IE loves predictions. We recently took a look at some of the growth opportunities that are heading our way by 2030, as insurance becomes on-demand, private healthcare replaces the NHS, co-living and social housing replaces Commercial building space, then there’s e-scooters, EVs, pedal powered delivery for the last mile and so on.
All great stuff, but there are always a few black swans on the horizon and if we take a look at the tea leaves, we can see supply chain issues creating problems for insurers and brokers.
Toyota’s production is down about 40% globally, Audi and VW extended the summer break, Chevrolet cust back EV production in the USA and Renault announced a 17% reduction back in 2020. That drives up prices for pre-owned cars in fact, for the first time in UK history, dealers are offering owners of in-demand cars MORE than the new price they paid 18-24 months ago.
Just think about that for a second. How are you going to settle a write-off claim if you cannot source a new vehicle? The only way out is a cash offer, but even offering the 2021 brand new full list price, less the excess, isn’t going to allow the policyholder to buy a 2 year old example of their 10K miles, fully-specced up, sports car. That failure to replace the car with what the customer perceives is a fair value cash settlement, is going to create a great deal of bad feeling amongst policyholders.
Then there’s the spare parts needed to fix repairable cars. You will struggle to buy them, or rather the repair network will, because manufacturers are not making so many spares since they’ve cut production. Spares that feature chips built in may be impossible to source, which means you will have to asset strip older cars – can the insurance industry get away with that? Think of the PR downside involved.
One thing IS certain; demand will drive salvage prices upwards like a Space X rocket this winter.
We predict it, you have to plan for it. Sorry, that’s the deal.
CHIP SHORTAGE COULD PROMPT RE-PRICING ON GADGET COVER
Many car makers are scaling back production due to chip shortages and cars are all comms platforms now, so yeah, it’s a big thing. But let’s think ahead on the gadget insurance front. How can you offer like-for-like cover on smartphones and laptops if those items are in short supply?
The chip market for phones and games consoles isn’t the same as the car market, but the general feeling from trade press right now is that cheaper smartphones, laptops and games systems will slowly vanish, as the high end stuff becomes more profitable in an era of higher priced chips.

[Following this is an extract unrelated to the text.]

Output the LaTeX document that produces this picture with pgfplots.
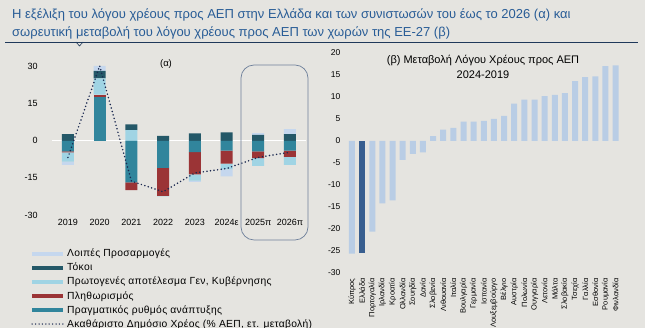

The Guardian reported earlier in 2021 regarding the soaring cost of builder’s materials. Paint, copper, wood – everything – has been going up, sometimes by as much as 80%.
Now think that trhough a winter storm season and lots of property damage next February. The housing market is overheated right now, so you will struggle to find builders to carry out rapid repairs, then on top of that problem, the materials to replace flooded basements, kitchens or outbuildings, will be harder to come by.
Again, re-pricing the risk is the most likely scenario.
On the upside, the deliberate rationing of care by the NHS is prompting a huge uptake of private medical insurance schemes. But things like a basic shortage of blood test kits, hospital grade beds, or many other essentials, will all conspire to make pricing healthcare cover a difficult task in 2022.
It isn’t just that demand that will rise higher, so too will consumer expectations as regards rapid diagnosis, consultations and treatments. If insurers are to deliver on their promise to help policyholders avoid the endless bureaucracy, closed GP surgeries and dangerous delays inherent within the NHS, then they must ensure that their supply chains are robust enough to deal with peaks in demand. As a great deal of medical equipment is actually manufactured in China and distributed by UK based importers and retailers, that won’t be easy.
CULTURAL REVOLUTION IN CHINA
Get set for a bumpy ride next year, because the in the humble opinion of IE mag, the supply chain volatility is just starting to ramp up.
For decades the UK has enjoyed cheap parts and goods from China, plus cheap labour from the EU and elsewhere and it’s pretty obvious that those days are over. China now has a middle class earning comparable wages to those in the UK public sector. Chinese owned brands like MG and Volvo are not selling cheap cars, they leave that game to Renault or GM.
Women in China are being encouraged to have three children not one. That means fewer women in the workplace and an acceptance that a strong family life is actually a good thing. Expect reduced working hours, more leave, a better work-life balance, to become part of Chinese culture.
China is also busy economically colonising Africa and other parts of the globe for the raw materials and arable land there. They are one of the biggest investors in South American lithium extraction for example. Again, that is bound to lead to pressure on the global car supply chain as China begins to effectively set the price of EV battery packs in the future. If you look at how China is playing off Egypt and other countries on the Nile dam projects, you can see that the supply of water – and hydro-electric power – may become a bargaining chip that could be the ultimate supply chain problem for millions of people.
In short, we live during interesting times. It’s going to get very competitive.